▸ **Material shown**:
______________________________
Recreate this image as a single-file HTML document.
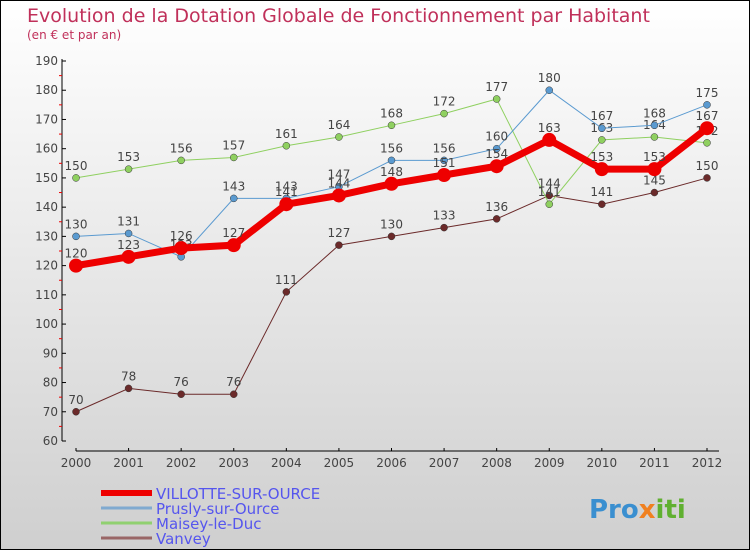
<!DOCTYPE html>
<html><head><meta charset="utf-8"><style>
body{margin:0}
#c{width:748px;height:548px;border:1px solid #000;background:linear-gradient(#ffffff,#cfcfcf);position:relative;font-family:"DejaVu Sans","Liberation Sans",sans-serif;overflow:hidden}
svg{position:absolute;left:0;top:0}
</style></head><body>
<div id="c">
<svg id="s" width="748" height="548">
<text x="26" y="21" font-size="19" fill="#c0305a">Evolution de la Dotation Globale de Fonctionnement par Habitant</text>
<text x="26" y="38" font-size="12" fill="#c0305a">(en € et par an)</text>
<text x="588" y="517" font-size="26" font-weight="bold" fill="#3a8fd0">Pro<tspan fill="#f08020">x</tspan><tspan fill="#60b030">iti</tspan></text>
</svg>
</div>
<script>
const years=[2000,2001,2002,2003,2004,2005,2006,2007,2008,2009,2010,2011,2012];
const villotte=[120,123,126,127,141,144,148,151,154,163,153,153,167];
const prusly=[130,131,123,143,143,147,156,156,160,180,167,168,175];
const maisey=[150,153,156,157,161,164,168,172,177,141,163,164,162];
const vanvey=[70,78,76,76,111,127,130,133,136,144,141,145,150];
const yTicks=[60,70,80,90,100,110,120,130,140,150,160,170,180,190];
const series=[
 {name:'Vanvey',data:vanvey,color:'#6b2a2a',w:1,r:3.5,leg:'#996666'},
 {name:'Maisey-le-Duc',data:maisey,color:'#8fd060',w:1,r:3.5,leg:'#90d070'},
 {name:'Prusly-sur-Ource',data:prusly,color:'#5a9ad0',w:1,r:3.5,leg:'#80aad0'},
 {name:'VILLOTTE-SUR-OURCE',data:villotte,color:'#ee0000',w:7,r:7,leg:'#ee0000'}
];
const s=document.getElementById('s');const NS='http://www.w3.org/2000/svg';
function X(i){return 75+i*(706-75)/(years.length-1);}
function Y(v){return 440-(v-60)*(380/130);}
function mk(t,a,p){const e=document.createElementNS(NS,t);for(const k in a)e.setAttribute(k,a[k]);(p||s).appendChild(e);return e;}
let e;
e=mk('line',{x1:61,y1:58,x2:61,y2:440,stroke:'#000'});


e=mk('line',{x1:75,y1:450,x2:718,y2:450,stroke:'#000'});


yTicks.forEach((v,i)=>{
 mk('line',{x1:61,y1:Y(v),x2:65,y2:Y(v),stroke:'#000'});
 if(i<yTicks.length-1)mk('line',{x1:58,y1:Y(v+5),x2:61,y2:Y(v+5),stroke:'#e00'});
 e=mk('text',{x:57,y:Y(v)+4,'font-size':12,fill:'#444','text-anchor':'end'});e.textContent=v;
 
 
});
years.forEach((y,i)=>{
 mk('line',{x1:X(i),y1:447,x2:X(i),y2:450,stroke:'#000'});
 e=mk('text',{x:X(i),y:466,'font-size':12,fill:'#444','text-anchor':'middle'});e.textContent=y;
 
 
});
series.forEach(sr=>{
 const g=mk('g',{});
 
 
 mk('polyline',{points:sr.data.map((v,i)=>X(i)+','+Y(v)).join(' '),fill:'none',stroke:sr.color,'stroke-width':sr.w},g);
 sr.data.forEach((v,i)=>{
  e=mk('circle',{cx:X(i),cy:Y(v),r:sr.r,fill:sr.color,stroke:sr.w>1?'none':'#333','stroke-width':0.5},g);
  
  
  e=mk('text',{x:X(i),y:Y(v)-8,'font-size':12,fill:'#444','text-anchor':'middle'},g);e.textContent=v;
  
  
 });
});
const leg=[series[3],series[2],series[1],series[0]];
leg.forEach((sr,i)=>{
 const y=492+i*15;
 const g=mk('g',{});
 
 
 mk('line',{x1:100,y1:y,x2:151,y2:y,stroke:sr.leg,'stroke-width':sr.w>1?6:3},g);
 e=mk('text',{x:155,y:y+6,'font-size':15,fill:'#5555ee'},g);e.textContent=sr.name;
});
</script>
</body></html>
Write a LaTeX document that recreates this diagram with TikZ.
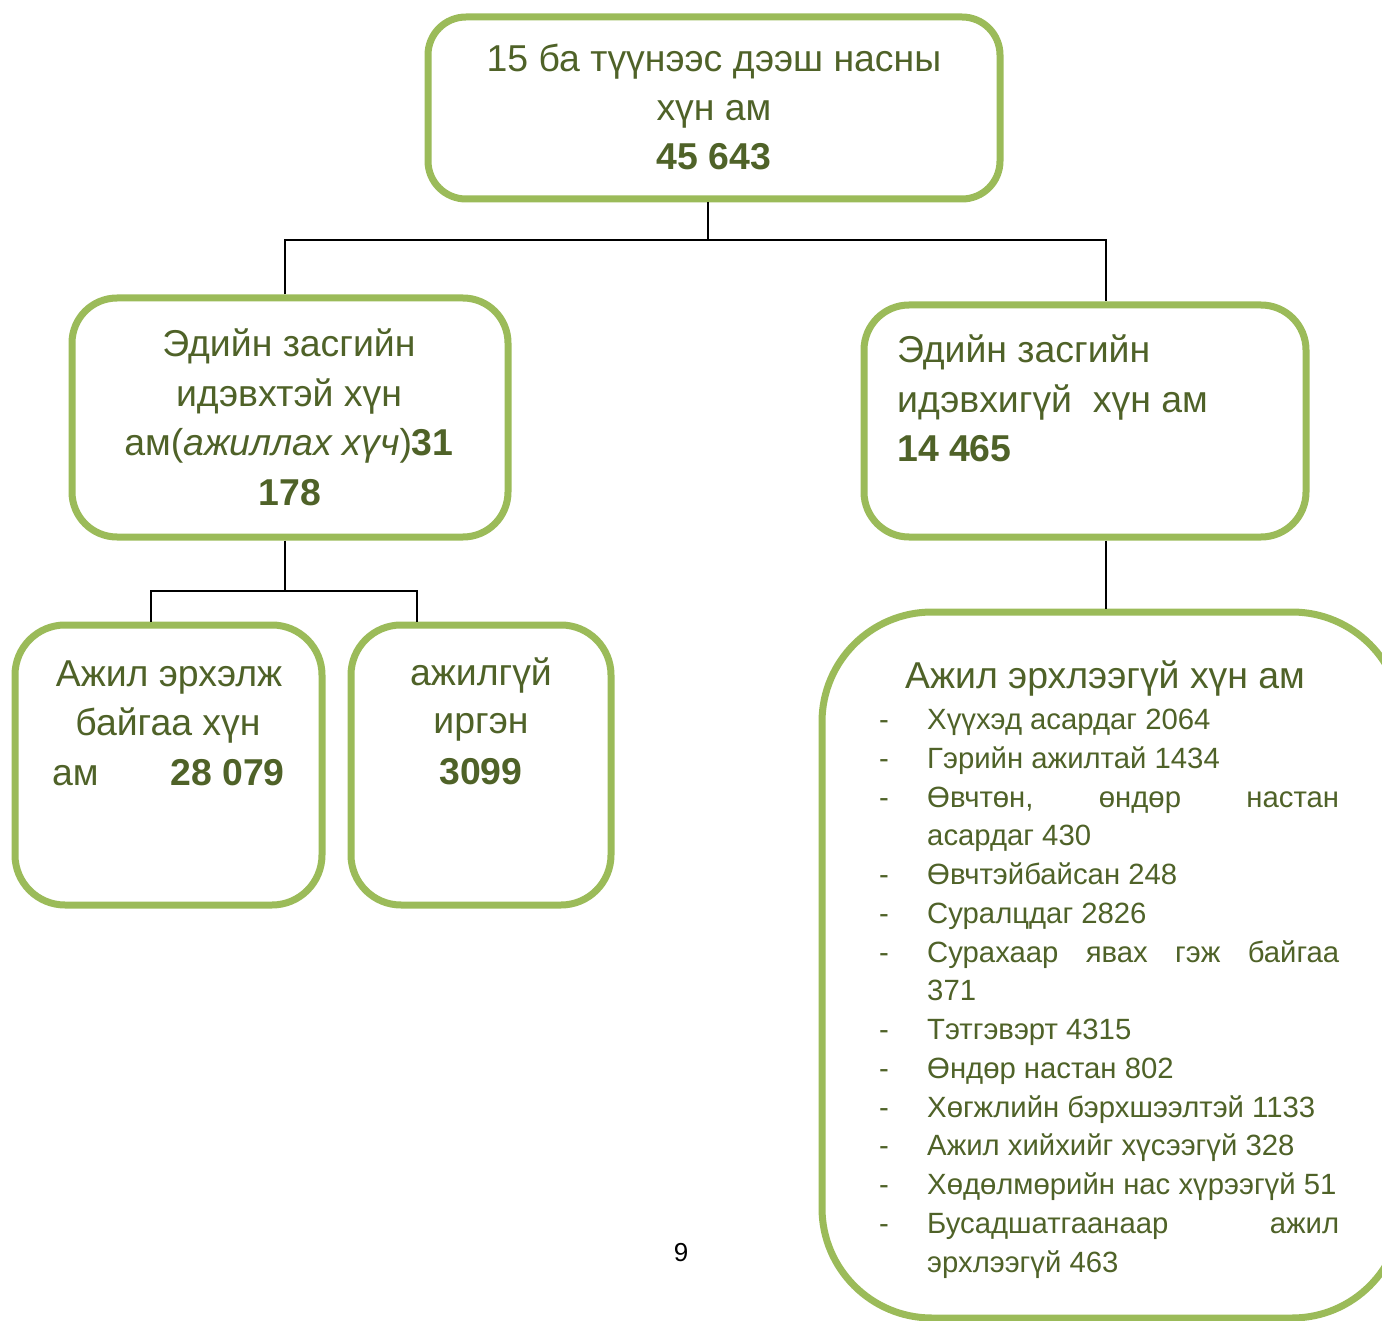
\documentclass[tikz,border=0pt]{standalone}
\usepackage{fontspec}
\setmainfont{Liberation Sans}
\definecolor{boxgreen}{HTML}{9BBB59}
\definecolor{txtgreen}{HTML}{4F6228}
\tikzset{
  gbox/.style={draw=boxgreen, line width=7pt, fill=white, inner sep=0pt, rectangle},
  conn/.style={draw=black, line width=1.8pt},
  txt/.style={inner sep=0pt, text=txtgreen, font=\fontsize{37.4}{44}\selectfont},
  ltxt/.style={inner sep=0pt, text=txtgreen, font=\fontsize{29.3}{35}\selectfont},
  dsh/.style={inner sep=0pt, text=txtgreen, font=\fontsize{29.3}{35}\selectfont, anchor=base},
}
\begin{document}
\begin{tikzpicture}[x=1pt,y=-1pt]
\useasboundingbox (0,0) rectangle (1382,1321);
% boxes
\node[gbox, rounded corners=38pt, minimum width=572pt, minimum height=182pt] (top) at (714,108) {};
\node[gbox, rounded corners=45pt, minimum width=436pt, minimum height=239pt] (lbox) at (290,417.5) {};
\node[gbox, rounded corners=45pt, minimum width=442pt, minimum height=232pt] (rbox) at (1085,421) {};
\node[gbox, rounded corners=50pt, minimum width=307pt, minimum height=280pt] (b1) at (168.5,765) {};
\node[gbox, rounded corners=50pt, minimum width=260pt, minimum height=280pt] (b2) at (481,765) {};
\begin{scope}
\clip (0,0) rectangle (1382,1321);
\node[gbox, rounded corners=110pt, minimum width=580pt, minimum height=706pt] (big) at (1112,965) {};
\end{scope}
% connectors
\coordinate (j1) at (708,240);
\coordinate (jl) at (285,240);
\coordinate (jr) at (1106,240);
\draw[conn] (j1 |- top.south) -- (j1);
\draw[conn] (jl |- lbox.north) -- (jl) -- (jr) -- (jr |- rbox.north);
\coordinate (j2) at (285,591);
\coordinate (j2l) at (151,591);
\coordinate (j2r) at (417,591);
\draw[conn] (j2 |- lbox.south) -- (j2);
\draw[conn] (j2l |- b1.north) -- (j2l) -- (j2r) -- (j2r |- b2.north);
\coordinate (j3) at (1106,591);
\draw[conn] (j3 |- rbox.south) -- (j3 |- big.north);
% top text
\node[txt, anchor=base] (t1) at (714,72) {15 ба түүнээс дээш насны};
\node[txt, anchor=base] (t2) at (714,121) {хүн ам};
\node[txt, anchor=base] (t3) at (714,170) {\textbf{45 643}};
% left box text
\node[txt, anchor=base] (l1) at (289,357) {Эдийн засгийн};
\node[txt, anchor=base] (l2) at (289,407) {идэвхтэй хүн};
\node[txt, anchor=base] (l3) at (289,456) {ам(\textit{ажиллах хүч})\textbf{31}};
\node[txt, anchor=base] (l4) at (290,505) {\textbf{178}};
% right box text
\node[txt, anchor=base west] (r1) at (897,363) {Эдийн засгийн};
\node[txt, anchor=base west] (r2) at (897,413) {идэвхигүй\ \ хүн ам};
\node[txt, anchor=base west] (r3) at (897,462) {\textbf{14 465}};
% bottom left boxes
\node[txt, anchor=base] (a1) at (169,686) {Ажил эрхэлж};
\node[txt, anchor=base] (a2) at (168,735) {байгаа хүн};
\node[txt, anchor=base west] (a3) at (52,785) {ам};
\node[txt, anchor=base east] (a4) at (285,785) {\textbf{28 079}};
\node[txt, anchor=base] (c1) at (481,685) {ажилгүй};
\node[txt, anchor=base] (c2) at (481,733) {иргэн};
\node[txt, anchor=base] (c3) at (481,784) {\textbf{3099}};
% big box
\node[txt, anchor=base west] (h) at (905,688) {Ажил эрхлээгүй хүн ам};
\foreach \y/\n in {729/d1,768/d2,807/d3,884/d4,923/d5,962/d6,1039/d7,1078/d8,1117/d9,1155/d10,1194/d11,1233/d12}
  \node[dsh] (\n) at (884,\y) {-};
\node[ltxt, anchor=base west] (i1) at (927,729) {Хүүхэд асардаг 2064};
\node[ltxt, anchor=base west] (i2) at (927,768) {Гэрийн ажилтай 1434};
\node[ltxt, anchor=base west] (i3) at (927,807) {\hbox to 412pt{Өвчтөн,\hfill өндөр\hfill настан}};
\node[ltxt, anchor=base west] (i3b) at (927,845) {асардаг 430};
\node[ltxt, anchor=base west] (i4) at (927,884) {Өвчтэйбайсан 248};
\node[ltxt, anchor=base west] (i5) at (927,923) {Суралцдаг 2826};
\node[ltxt, anchor=base west] (i6) at (927,962) {\hbox to 412pt{Сурахаар\hfill явах\hfill гэж\hfill байгаа}};
\node[ltxt, anchor=base west] (i6b) at (927,1000) {371};
\node[ltxt, anchor=base west] (i7) at (927,1039) {Тэтгэвэрт 4315};
\node[ltxt, anchor=base west] (i8) at (927,1078) {Өндөр настан 802};
\node[ltxt, anchor=base west] (i9) at (927,1117) {Хөгжлийн бэрхшээлтэй 1133};
\node[ltxt, anchor=base west] (i10) at (927,1155) {Ажил хийхийг хүсээгүй 328};
\node[ltxt, anchor=base west] (i11) at (927,1194) {Хөдөлмөрийн нас хүрээгүй 51};
\node[ltxt, anchor=base west] (i12) at (927,1233) {\hbox to 412pt{Бусадшатгаанаар\hfill ажил}};
\node[ltxt, anchor=base west] (i12b) at (927,1272) {эрхлээгүй 463};
% page number
\node[inner sep=0pt, anchor=base, font=\fontsize{26}{30}\selectfont] (pg) at (681,1261) {9};
\end{tikzpicture}
\end{document}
______________________________
▸ **What you are asked to do**:
Filter for "this". Return all lines that hold it.

▸ **Exercise response**:
Recreate this image as a single-file HTML document.
Write a LaTeX document that recreates this diagram with TikZ.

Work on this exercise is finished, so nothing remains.